Kur'an-ı Kerim ve Türkçe Meali Sayfa 260
34. Ve size kendisinden isteyebileceğiniz her türlü şeyden (bazısını) veren O'dur; (öyle ki) Allah'ın nimetlerini saymaya kalksanız sayamazsınız. (Yine de) insanoğlu zulmünde pek ısrarlı, nankörlüğünde pek inatçıdır!
35. Hani, İbrahim: "Ey Rabbim!" demişti, "Bu beldeyi emin kıl; beni ve çocuklarımı putlara tapmaktan ebediyyen uzak tut!

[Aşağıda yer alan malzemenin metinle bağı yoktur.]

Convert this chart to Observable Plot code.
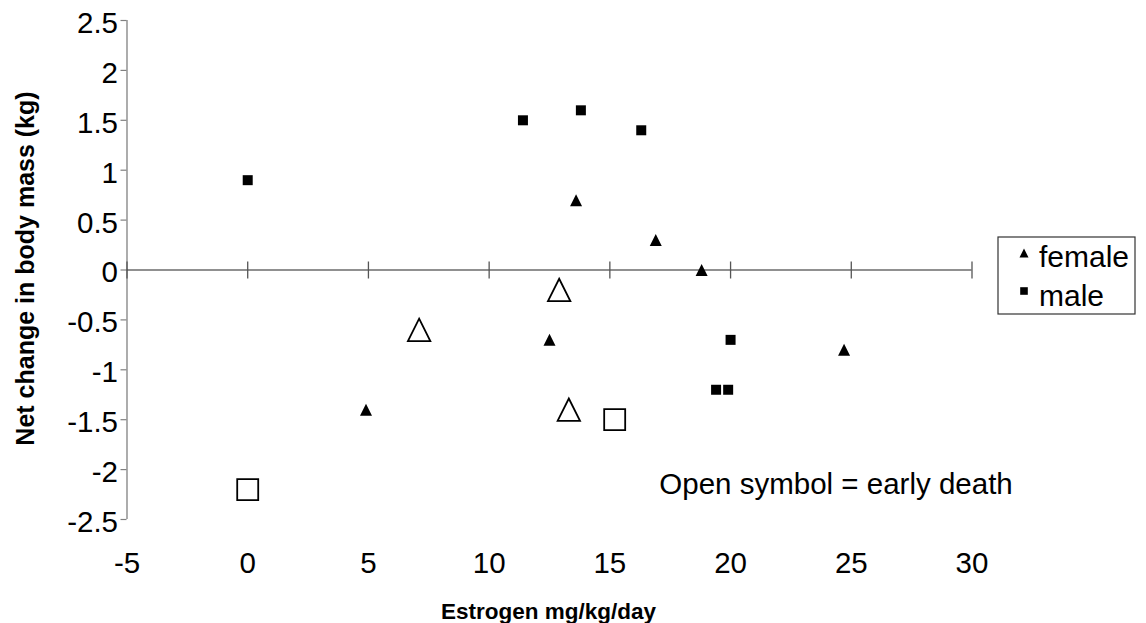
<!DOCTYPE html>
<html>
<head>
<meta charset="utf-8">
<script src="https://cdn.jsdelivr.net/npm/d3@7"></script>
<script src="https://cdn.jsdelivr.net/npm/@observablehq/plot@0.6"></script>
<style>
  html, body { margin: 0; padding: 0; background: #fff; }
  #wrap { position: relative; width: 1146px; height: 623px; font-family: "Liberation Sans", Arial, sans-serif; }
  #legend { position: absolute; left: 997px; top: 236px; }
</style>
</head>
<body>
<div id="wrap"></div>
<script>
// ---- data ----
const xTicks = [-5, 0, 5, 10, 15, 20, 25, 30];
const xTickLabels = ["-5", "0", "5", "10", "15", "20", "25", "30"];
const yTicks = [-2.5, -2, -1.5, -1, -0.5, 0, 0.5, 1, 1.5, 2, 2.5];
const yTickLabels = ["-2.5", "-2", "-1.5", "-1", "-0.5", "0", "0.5", "1", "1.5", "2", "2.5"];

const femaleX = [4.9, 12.5, 13.6, 16.9, 18.8, 24.7];
const femaleY = [-1.4, -0.7, 0.7, 0.3, 0.0, -0.8];
const maleX = [0.0, 11.4, 13.8, 16.3, 19.4, 19.9, 20.0];
const maleY = [0.9, 1.5, 1.6, 1.4, -1.2, -1.2, -0.7];
const femaleEarlyDeathX = [7.1, 12.9, 13.3];
const femaleEarlyDeathY = [-0.6, -0.2, -1.4];
const maleEarlyDeathX = [0.0, 15.2];
const maleEarlyDeathY = [-2.2, -1.5];

const seriesNames = ["female", "male"];
const xTitle = "Estrogen mg/kg/day";
const yTitle = "Net change in body mass (kg)";
const noteText = "Open symbol = early death";
const noteX = 17.05;
const noteY = -2.24;

// ---- build tables ----
const rows = (xs, ys) => xs.map((x, i) => ({x, y: ys[i]}));
const female = rows(femaleX, femaleY);
const male = rows(maleX, maleY);
const femaleDead = rows(femaleEarlyDeathX, femaleEarlyDeathY);
const maleDead = rows(maleEarlyDeathX, maleEarlyDeathY);

// ---- custom symbols (Excel-like markers) ----
const triangle = {draw(ctx, size) { const s = Math.sqrt(size / Math.PI); ctx.moveTo(0, -s); ctx.lineTo(s, s); ctx.lineTo(-s, s); ctx.closePath(); }};
const square = {draw(ctx, size) { const s = Math.sqrt(size / Math.PI); ctx.rect(-s, -s, 2 * s, 2 * s); }};
const crossTick = {draw(ctx) { ctx.moveTo(0, -8.5); ctx.lineTo(0, 8.5); }};

const font = '"Liberation Sans", Arial, sans-serif';
const fmtX = d => xTickLabels[xTicks.indexOf(d)];
const fmtY = d => yTickLabels[yTicks.indexOf(d)];

const chart = Plot.plot({
  width: 1146,
  height: 623,
  marginLeft: 126.5,
  marginRight: 174.5,
  marginTop: 20,
  marginBottom: 104,
  x: {domain: [-5, 30], label: null},
  y: {domain: [-2.5, 2.5], label: null},
  style: {fontFamily: font, background: "white", color: "black", overflow: "visible"},
  marks: [
    // y axis line and ticks
    Plot.ruleX([-5], {stroke: "#808080", strokeWidth: 1.3}),
    Plot.axisY({ticks: yTicks, tickSize: 6, stroke: "#808080", strokeWidth: 1.2, fill: "none", label: null}),
    Plot.axisY({ticks: yTicks, tickSize: 0, tickPadding: 9, dy: 3, fontSize: 29.5, fill: "black", tickFormat: fmtY, label: null}),
    // x axis labels at the bottom
    Plot.axisX({ticks: xTicks, anchor: "bottom", tickSize: 0, tickPadding: 33, fontSize: 29.5, fill: "black", tickFormat: fmtX, label: null}),
    // x axis line crossing at y = 0, with crossing ticks
    Plot.ruleY([0], {stroke: "#222", strokeWidth: 1.2}),
    Plot.dot(xTicks, {x: d => d, y: 0, symbol: crossTick, r: 1, fill: "none", stroke: "#555", strokeWidth: 1.3}),
    // data
    Plot.dot(female, {x: "x", y: "y", symbol: triangle, r: 6, fill: "black", stroke: "none"}),
    Plot.dot(male, {x: "x", y: "y", symbol: square, r: 5, fill: "black", stroke: "none"}),
    Plot.dot(femaleDead, {x: "x", y: "y", symbol: triangle, r: 11.2, fill: "white", stroke: "black", strokeWidth: 1.8}),
    Plot.dot(maleDead, {x: "x", y: "y", symbol: square, r: 10.5, fill: "white", stroke: "black", strokeWidth: 1.8}),
    // annotation and titles
    Plot.text([noteText], {x: noteX, y: noteY, text: d => d, textAnchor: "start", lineAnchor: "bottom", fontSize: 29.5, fill: "black"}),
    Plot.text([yTitle], {frameAnchor: "left", text: d => d, textAnchor: "middle", rotate: -90, dx: -93.5, dy: -1.5, lineAnchor: "bottom", fontSize: 25, fontWeight: "bold", fill: "black"}),
    Plot.text([xTitle], {frameAnchor: "bottom", text: d => d, textAnchor: "middle", dy: 99, dx: -1, lineAnchor: "bottom", fontSize: 22.5, fontWeight: "bold", fill: "black"})
  ]
});

const wrap = document.getElementById("wrap");
wrap.appendChild(chart);

// ---- legend (box to the right of the plot) ----
const lg = d3.select(wrap).append("svg").attr("id", "legend").attr("width", 141).attr("height", 80);
lg.append("rect").attr("x", 1).attr("y", 1).attr("width", 137).attr("height", 77)
  .attr("fill", "white").attr("stroke", "#333").attr("stroke-width", 1.2);
const legendSymbols = [triangle, square];
const legendR = [4.5, 3.8];
seriesNames.forEach((name, i) => {
  const cy = 17 + i * 38;
  lg.append("path")
    .attr("transform", `translate(27,${cy})`)
    .attr("d", d3.symbol(legendSymbols[i], legendR[i] * legendR[i] * Math.PI)())
    .attr("fill", "black");
  lg.append("text").attr("x", 42).attr("y", 31 + i * 39)
    .attr("font-family", font).attr("font-size", 30).attr("fill", "black").text(name);
});
</script>
</body>
</html>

36. Çünkü, ey Rabbim, bu (tapınma nesneleri) gerçekten, insanlardan pek çoğunu yoldan çıkardı! "Bunun içindir ki, (yalnızca tebliğ ettiğim dinde) bana uyan kimse gerçekten bendendir; bana baş kaldırana gelince, şüphesiz Sen çok acıyan, esirgeyen gerçek bağışlayıcısın!
37. "Ey Rabbimiz! Soyumdan bazılarını ekilebilir toprağı olmayan bir vadiye, Senin kutsal evinin yakınına yerleştirdim ki, ey Rabbimiz, salatı devamlılık ve duyarlılık içinde yerine getirsinler; öyleyse, insanların kalplerini onlara doğru meylettir; ve onlara verimli, bereketli rızıklar bahşet ki şükretsinler.

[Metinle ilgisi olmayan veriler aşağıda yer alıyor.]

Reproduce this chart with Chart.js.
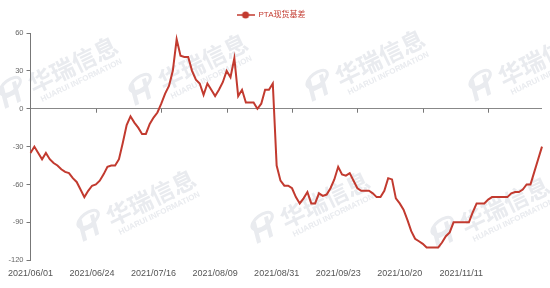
<!DOCTYPE html>
<html>
<head>
<meta charset="utf-8">
<script src="https://cdn.jsdelivr.net/npm/chart.js@4.4.1/dist/chart.umd.min.js"></script>
<style>
  html, body { margin: 0; padding: 0; background: #fff; }
  #c { display: block; }
</style>
</head>
<body>
<canvas id="c" width="550" height="288"></canvas>
<script>
// =======================
// DATA
// =======================
const seriesName = 'PTA现货基差';
const tickLabels = ['2021/06/01','2021/06/24','2021/07/16','2021/08/09','2021/08/31','2021/09/23','2021/10/20','2021/11/11'];
const basis = [
  -35,-30,-35,-40,-35,-40,-43,-45,-48,-50,
  -51,-55,-58,-64,-70,-65,-61,-60,-57,-52,
  -46,-45,-45,-40,-27,-13,-6,-11,-15,-20,
  -20,-12,-7,-3,4,12,18,30,55,42,
  41,41,30,23,20,11,20,15,10,15,
  21,30,25,40,10,15,5,5,5,0,
  4,15,15,20,-45,-57,-61,-61,-63,-70,
  -75,-71,-66,-75,-75,-67,-69,-68,-63,-56,
  -46,-52,-53,-51,-57,-63,-65,-65,-65,-67,
  -70,-70,-65,-55,-56,-71,-75,-80,-88,-97,
  -103,-105,-107,-110,-110,-110,-110,-106,-101,-98,
  -90,-90,-90,-90,-90,-82,-75,-75,-75,-72,
  -70,-70,-70,-70,-70,-67,-66,-66,-64,-60,
  -60,-50,-40,-30
];
const labelEvery = 16;     // one date label every 16 trading days
const axisTickEvery = 17;  // tick marks on the zero line

const labels = basis.map((v, i) => (i % labelEvery === 0 && tickLabels[i / labelEvery]) ? tickLabels[i / labelEvery] : '');

// =======================
// STYLE
// =======================
const red = '#c23a2f';
const axisGrey = '#777';
const textGrey = '#555';
const fontFamily = "'Liberation Sans', 'Noto Sans CJK SC', sans-serif";
const wmColor = '#e9ebef';
const watermarkSpots = [[10,95],[140,92],[317,88],[480,88],[88,228],[262,230],[442,235]];

// legend icon: line with a dot
const legendIcon = document.createElement('canvas');
legendIcon.width = 18; legendIcon.height = 8;
const g = legendIcon.getContext('2d');
g.strokeStyle = red; g.lineWidth = 1.5;
g.beginPath(); g.moveTo(0, 4); g.lineTo(18, 4); g.stroke();
g.fillStyle = red;
g.beginPath(); g.arc(9, 4, 3.5, 0, Math.PI * 2); g.fill();

// =======================
// PLUGINS
// =======================
const watermark = {
  id: 'watermark',
  beforeDraw(chart){
    const ctx = chart.ctx;
    watermarkSpots.forEach(([x, y]) => {
      ctx.save();
      ctx.translate(x, y);
      ctx.rotate(-0.45);
      ctx.fillStyle = wmColor;
      ctx.strokeStyle = wmColor;
      ctx.textBaseline = 'middle';
      ctx.textAlign = 'center';
      ctx.font = "bold italic 30px 'Liberation Sans'";
      ctx.fillText('H', 0, 2);
      ctx.lineWidth = 3;
      ctx.beginPath(); ctx.ellipse(4, -8, 12, 6, -0.2, 0, Math.PI * 2); ctx.stroke();
      ctx.textAlign = 'left';
      ctx.font = "bold 24px 'Noto Sans CJK SC'";
      ctx.fillText('华瑞信息', 22, 0);
      ctx.font = "bold 8px 'Liberation Sans'";
      ctx.fillText('HUARUI INFORMATION', 26, 18);
      ctx.restore();
    });
  }
};

// leave a little more room under the legend
const legendGap = {
  id: 'legendGap',
  afterInit(chart){
    const lg = chart.legend;
    if (!lg) return;
    const fit = lg.fit;
    lg.fit = function(){ fit.call(this); this.height += 4; };
  }
};

const zeroTicks = {
  id: 'zeroTicks',
  afterDatasetsDraw(chart){
    const {ctx, scales:{x, y}} = chart;
    const y0 = y.getPixelForValue(0);
    ctx.save();
    ctx.strokeStyle = axisGrey;
    ctx.lineWidth = 1;
    for (let i = axisTickEvery; i < basis.length; i += axisTickEvery) {
      const px = Math.round(x.getPixelForValue(i)) + 0.5;
      ctx.beginPath(); ctx.moveTo(px, y0); ctx.lineTo(px, y0 + 4); ctx.stroke();
    }
    ctx.restore();
  }
};

// =======================
// CHART
// =======================
new Chart(document.getElementById('c'), {
  type: 'line',
  data: {
    labels,
    datasets: [{
      label: seriesName,
      data: basis,
      borderColor: red,
      backgroundColor: red,
      borderWidth: 2,
      pointRadius: 0,
      tension: 0,
      fill: false
    }]
  },
  options: {
    responsive: false,
    animation: false,
    devicePixelRatio: 1,
    layout: { padding: { top: 3, left: 0, right: 8, bottom: 1 } },
    plugins: {
      tooltip: { enabled: false },
      legend: {
        position: 'top',
        labels: {
          color: red,
          font: { size: 8, family: fontFamily },
          usePointStyle: true,
          pointStyle: legendIcon,
          pointStyleWidth: 18,
          padding: 8
        }
      }
    },
    scales: {
      x: {
        offset: false,
        border: { display: false },
        grid: { display: false, drawTicks: false },
        ticks: {
          autoSkip: false,
          maxRotation: 0,
          padding: 8,
          color: textGrey,
          font: { size: 9, family: fontFamily }
        }
      },
      y: {
        min: -120,
        max: 60,
        afterFit: s => { s.width = 27; },
        border: { display: true, color: axisGrey },
        grid: {
          color: c => c.tick && c.tick.value === 0 ? '#888' : 'rgba(0,0,0,0)',
          tickColor: axisGrey,
          tickLength: 4
        },
        ticks: {
          stepSize: 30,
          padding: 3,
          color: '#666',
          font: { size: 7.5, family: fontFamily }
        }
      }
    }
  },
  plugins: [watermark, legendGap, zeroTicks]
});
</script>
</body>
</html>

38. "Ey Rabbimiz! Şüphesiz, gizlediğimizi de, açığa vurduğumuzu da bilen Sensin: Çünkü yerde ve gökte olan hiçbir şey Allah'tan gizli kalmaz."

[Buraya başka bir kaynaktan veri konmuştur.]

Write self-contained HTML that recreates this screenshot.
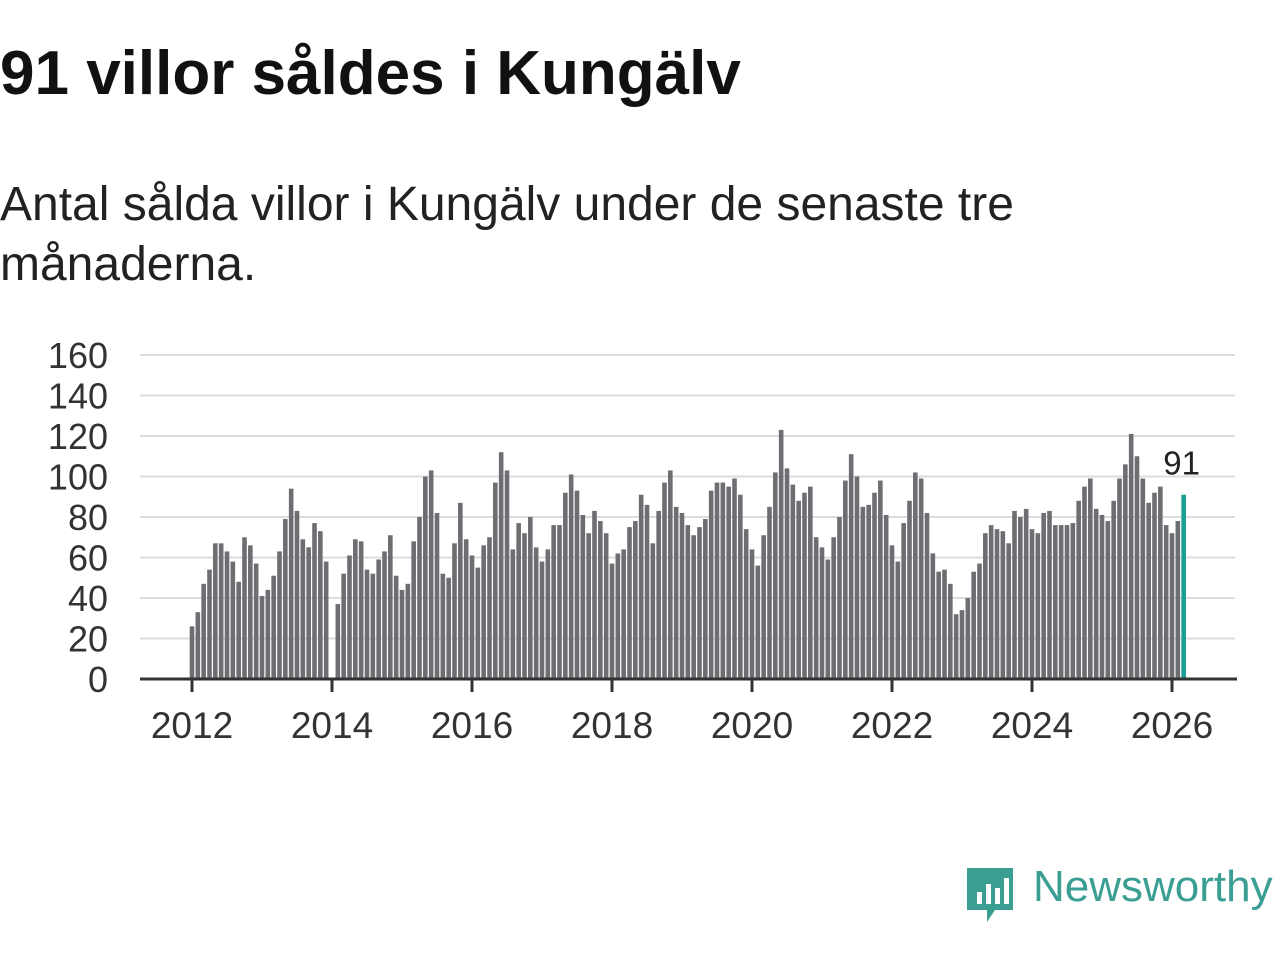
<!DOCTYPE html>
<html><head><meta charset="utf-8"><style>
body{margin:0;width:1280px;height:960px;background:#fff;font-family:"Liberation Sans","DejaVu Sans",sans-serif;overflow:hidden;position:relative}
h1{position:absolute;left:0;top:38px;margin:0;font-size:62px;font-weight:bold;color:#111;}
.sub{position:absolute;left:0;top:175px;margin:0;font-size:48px;line-height:60px;color:#222;width:1200px}
</style></head><body>
<h1>91 villor såldes i Kungälv</h1>
<p class="sub">Antal sålda villor i Kungälv under de senaste tre<br>månaderna.</p>
<svg id="chart" width="1280" height="960" style="position:absolute;left:0;top:0"></svg>
<div style="position:absolute;left:965px;top:866px;">
<svg width="52" height="60"><path d="M2 2h46v42H30l-8 12v-12H2z" fill="#3a9e93"/><rect x="12" y="26" width="5" height="12" fill="#fff"/><rect x="21" y="18" width="5" height="20" fill="#fff"/><rect x="30" y="22" width="5" height="16" fill="#fff"/><rect x="39" y="12" width="5" height="26" fill="#fff"/></svg>
</div>
<div style="position:absolute;left:1033px;top:862px;font-size:44px;color:#3a9e93;">Newsworthy</div>
<script>
const years=[2012,2014,2016,2018,2020,2022,2024,2026];
const yTicks=[0,20,40,60,80,100,120,140,160];
const values=[26,33,47,54,67,67,63,58,48,70,66,57,
41,44,51,63,79,94,83,69,65,77,73,58,
null,37,52,61,69,68,54,52,59,63,71,51,
44,47,68,80,100,103,82,52,50,67,87,69,
61,55,66,70,97,112,103,64,77,72,80,65,
58,64,76,76,92,101,93,81,72,83,78,72,
57,62,64,75,78,91,86,67,83,97,103,85,
82,76,71,75,79,93,97,97,95,99,91,74,
64,56,71,85,102,123,104,96,88,92,95,70,
65,59,70,80,98,111,100,85,86,92,98,81,
66,58,77,88,102,99,82,62,53,54,47,32,
34,40,53,57,72,76,74,73,67,83,80,84,
74,72,82,83,76,76,76,77,88,95,99,84,
81,78,88,99,106,121,110,99,87,92,95,76,
72,78,91];
const startYear=2012;
const svg=document.getElementById('chart');const NS='http://www.w3.org/2000/svg';
const x=t=>192+(t-2012)*70;
const y=v=>679-v*2.025;
function mk(tag,a){const e=document.createElementNS(NS,tag);for(const k in a)e.setAttribute(k,a[k]);svg.appendChild(e);return e;}
yTicks.forEach(v=>{
 const l=mk('line',{x1:140,x2:1235,y1:y(v),y2:y(v),stroke:'#dcdcdc','stroke-width':2});
 
 
 const t=mk('text',{x:108,y:y(v)+13,'text-anchor':'end','font-size':36,fill:'#333','font-family':'Liberation Sans, sans-serif'});
 t.textContent=v;
 
 
});
values.forEach((v,i)=>{
 if(v==null)return;
 const last=i===values.length-1;
 const cx=x(startYear+i/12);
 const r=mk('rect',{x:cx-2.3,y:y(v),width:4.6,height:679-y(v),fill:last?'#1a9e93':'#6e6d72'});
 
 
 if(last){const t=mk('text',{x:cx-2,y:y(v)-20,'text-anchor':'middle','font-size':33,fill:'#222','font-family':'Liberation Sans, sans-serif'});t.textContent=v;
 
 }
});
const ax=mk('line',{x1:140,x2:1237,y1:679,y2:679,stroke:'#333','stroke-width':3});


years.forEach(yr=>{
 const tk=mk('line',{x1:x(yr),x2:x(yr),y1:679,y2:692,stroke:'#333','stroke-width':3});
 
 
 const t=mk('text',{x:x(yr),y:738,'text-anchor':'middle','font-size':37,fill:'#333','font-family':'Liberation Sans, sans-serif'});
 t.textContent=yr;
 
 
});
</script>
</body></html>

39. "En içten övgüler, kocamış halimle bana İsmail ile İshak'ı armağan eden Allah'a özgüdür! Duaları, yakarışları işiten elbette benim Rabbimdir:
40. (O halde) Ey Rabbim, beni ve soyumdan gelen insanları salatta devamlı ve duyarlı kıl! "Ve, ey Rabbimiz, bu duamı kabul buyur:
41. Rabbimiz! Hesabın görüleceği Gün, beni, anamı babamı ve bütün müminleri bağışla!"
42. Sakın, Allah'ı zalimlerin edip eylediği şeylerden habersiz sanma; O sadece, onlara, gözlerin dehşetle bakakalacağı Gün'e kadar zaman tanımaktadır.